If the hon. and learned Member is referring to investment grants and the Selective Employment Tax, no change in the Government's general policy in this respect is contemplated.

Sir Knox Cunningham

Now that the aim of the Selective Employment Tax to encourage manufacturing as opposed to service industries has proved to be a complete failure, when are we to get rid of this disastrous tax?

Mr. Darling

I certainly would not agree with the hon. Member's views. Employment in the service trades is bound to go on increasing as living standards rise and people want more and more services of one kind and another.
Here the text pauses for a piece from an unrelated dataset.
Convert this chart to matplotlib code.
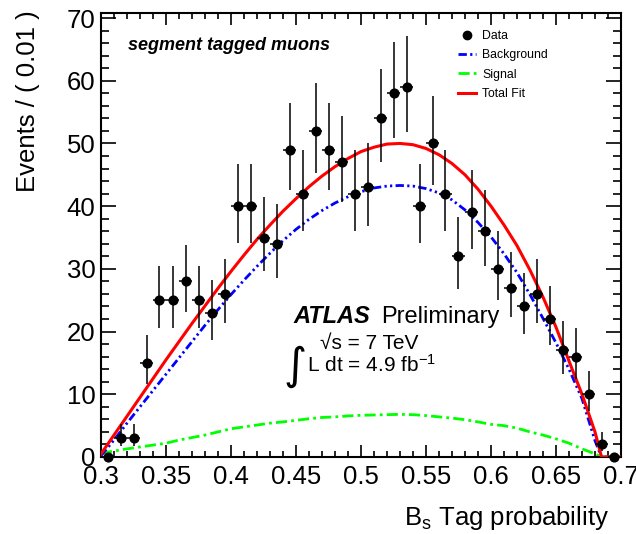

What we have tried to do, and have succeeded to some extent in doing, is to check the excessive expansion of service industries which has gone on for many years at the expense of manufacturing industry.

Mr. Patrick Jenkin

Is not the Report of the Bland Committee on Overseas Earnings, on invisibles, a standing condemnation of the Government's policy in this regard? Why do the Government continue to regard as an export only something you can drop on your toes?

Mr. Darling

There is a Question on this subject later on the Order Paper.

Mr. Hirst

Surely the right hon. Gentleman must realise that since S.E.T. has been in operation, although its main purpose was to switch people from service industry to manufacturing industry, there are now 300,000 fewer employed in the manufacturing industries and the effect has been the exact opposite? This is what hour after hour, day after day, in Committee, we said would happen.

Mr. Darling

Whatever the figures the hon. Member has, I am certain that they do not support the argument he is trying to put forward.

Sir S. McAdden

Recognising that responsibility for taxation rests with the Chancellor of the Exchequer, is it not surely the job of the right hon. Gentleman to make representations in the interests of trade and industry to the Chancellor? Is it not abundantly clear that this iniquitous tax, instead of sending people from service to manufacturing industries, is working the other way and that the numbers are declining in manufacturing industry and increasing in the service industries and the Civil Service?

Mr. Darling

The intention was not to drive anyone out of anywhere—[HON. MEMBERS: "You said so."]—no, but to check the great increase year by year of those going into the service industries. What I think the hon. Member does not realise is that over a period of years of every 100 new jobs created in this country over 80 were in service industries and it is the manufacturing industries which are short of manufacturing workers.

Mr. Baxter

Will my right hon. Friend ask the Chancellor of the Exchequer to give further consideration to this tax because of the seeming misunderstanding about its purpose? I understood that its purpose was to help the export industry by giving it a hidden subsidy and all this nonsense about getting people out of service industries into manufacturing industry is totally wrong. Will my right hon. Friend give consideration to repeal of the tax because I do not think it serves the purpose for which it was introduced?

Mr. Darling

I am quite sure that no one has ever suggested that the purpose of the tax was to give a hidden subsidy to anybody. As to the first part of my hon. Friend's question, I shall see that the views he has expressed are conveyed to the Chancellor of the Exchequer.

Sir Knox Cunningham

Owing to the unsatisfactory nature of that reply, I will raise the matter again.